The QScale facility highlighted by Dubé will be collocated alongside agricultural greenhouses and will use waste heat captured by the facility to warm them during Canada’s long winters.
To illustrate the opportunity, Dubé posed the rather humorous question: Just how many tomatoes can you grow just by training GPT-3 once. According to his calculations, it’s unsurprisingly a lot.
Assuming 1,000 gigajoules of heating a year for each 500 square meter greenhouse and 1,287 megawatt-hours to train GPT-3, that works out to 4.6 greenhouses. At 75 kilograms of tomatoes per square meter per year and 85 percent of the greenhouses available for production, Dubé arrived at 147,677 kilograms or just over a million tomatoes.
That’s a lot of sauce.
Heat reuse is by no means a new concept in HPC or AI. Europe’s largest supercomputer, the LUMI system is a prime example. “We are located so high in the north, our climate is cold enough to operate with the dry coolers year round,” Esa Heiskanen of CSC’s IT Center for Science said.
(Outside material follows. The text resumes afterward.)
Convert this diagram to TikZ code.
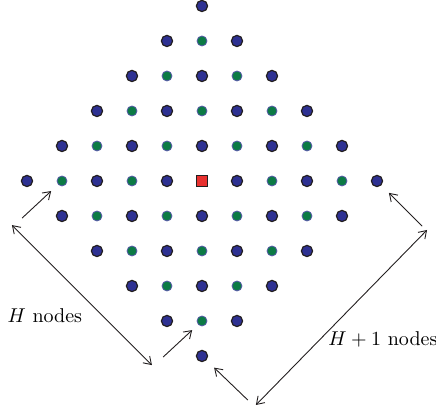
\documentclass[tikz,border=0pt]{standalone}
\definecolor{DOTblue}{HTML}{2E3192}
\definecolor{DOTgreen}{HTML}{0B7A45}
\definecolor{DOTred}{HTML}{E8312F}
\definecolor{DOTedge}{HTML}{231F20}
\usetikzlibrary{arrows.meta, calc, positioning}
\tikzset{
   bluenode/.style={circle, draw=DOTedge, fill=DOTblue, line width=0.6pt, minimum size=5.6pt, inner sep=0pt},
   greennode/.style={circle, draw=DOTblue!80, fill=DOTgreen, line width=0.4pt, minimum size=5pt, inner sep=0pt},
   sinknode/.style={rectangle, draw=DOTedge, fill=DOTred, line width=0.6pt, minimum size=5.8pt, inner sep=0pt},
   hop/.style={-{Straight Barb[length=3.6pt, width=4.8pt]}, line width=0.45pt, DOTedge},
   span/.style={{Straight Barb[length=3.6pt, width=4.8pt]}-{Straight Barb[length=3.6pt, width=4.8pt]}, line width=0.45pt, DOTedge}
}

\begin{document}
\begin{tikzpicture}[x=17.5pt, y=17.5pt]
      \useasboundingbox (-5.771,-6.6) rectangle (6.686,5.171);
      % Diamond of nodes, rows v = 5 ... -5
      \foreach \v in {5,...,-5} {
         \pgfmathtruncatemacro\d{5-abs(\v)}
         \foreach \u in {-\d,...,\d} {
            \pgfmathtruncatemacro\k{\u}
            \pgfmathtruncatemacro\odd{mod(\k+\d,2)}
            \ifnum\odd=0
               \node[bluenode] (n\k_\v) at (\k,\v) {};
            \else
               \node[greennode] (n\k_\v) at (\k,\v) {};
            \fi
         }
      }
      % Sink in the middle
      \node[sinknode] (sink) at (0,0) {};
      % Free ends of the arrows
      \coordinate (t1) at (-5.14,-1.06);
      \coordinate (t3) at (-1.11,-5.03);
      \coordinate (t4) at (1.31,-6.26);
      \coordinate (t6) at (6.29,-1.29);
      \coordinate (l1) at (-5.43,-1.26);
      \coordinate (l2) at (-1.43,-5.26);
      \coordinate (r1) at (1.54,-6.40);
      \coordinate (r2) at (6.43,-1.40);
      % Arrows to the corner nodes
      \draw[hop, shorten >=4.7pt] (t1) -- (n-4_0);
      \draw[hop, shorten >=4pt] (t3) -- (n0_-4);
      \draw[hop, shorten >=5.3pt] (t4) -- (n0_-5);
      \draw[hop, shorten >=5.3pt] (t6) -- (n5_0);
      % Extents
      \draw[span] (l1) -- (l2);
      \draw[span] (r1) -- (r2);
      \node (hleft) at (-4.49,-3.86) {$H$ nodes};
      \node (hright) at (5.17,-4.54) {$H+1$ nodes};
\end{tikzpicture}
\end{document}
In addition to free cooling the facility uses a heat capture system that provides 20 percent of the city of Kajaani’s district heating demands.
What If We Turn Off Systems Sometimes?
In addition to more efficient technologies and location, Andrew Chien, who runs the University of Chicago’s CERES Center for Unstoppable Computing, sees an opportunity to improve the sustainability of datacenters by operating them in a more dynamic fashion.
The idea here is rather than always operating a HPC cluster or datacenter at constant capacity, operators vary the utilization of that system depending on how much power or the mix of power available on the grid during a given time.
For instance, during certain times of the day you might see higher output from wind or solar, which might allow a facility to operate at higher capacity while also reducing its carbon footprint.
Applying these techniques to the “Fugaku Next” project at RIKEN Lab in Japan, which is expected to come online sometime between 2030 and 2040, Chien projects that it’d be possible to deliver a 90 percent reduction in power cost and a 40 percent reduction in carbon emissions on top of grid improvements between now and then.
“Everyone thinks power is the problem, but it looks to me like carbon is the tougher constraint,” he explained, alluding to the fact that energy grids are likely to see a larger mix of sustainable power moving forward.
Better, More Consistent Reporting Is Needed
As you might expect, reducing the carbon impact of ever larger HPC and AI clusters is going to require better and more consistent reporting, a fact highlighted by Robert Bunger, innovatiuon product owner for the CTO office at Schneider Electric.
“My proposition is that the HPC community should be striving to be leading. They lead in all the other aspects of performance, and I think sustainability reporting and measuring should be one of them,” Bunger said.
One of the problems, Bunger explains, is that datacenter operators are all over the map with regard to how they are reporting sustainability metrics. This likely isn’t helped by the fact that hyperscale operators don’t like to talk about things like power or water consumption with any kind of granularity.
In an effort to remedy this, Schneider has proposed 28 metrics they believe datacenter operators should be tracking. These include common factors like total power consumption, PUE, total renewable energy consumption, total water consumption, water use efficiency. However the list also suggests tracking other factors like renewable energy factor, energy reuse, service utilization, and even noise and land use.
Bunger acknowledged that trying to keep track of all 28 might be daunting for many facilities but he suggests datacenter operators start with perhaps six and go from there.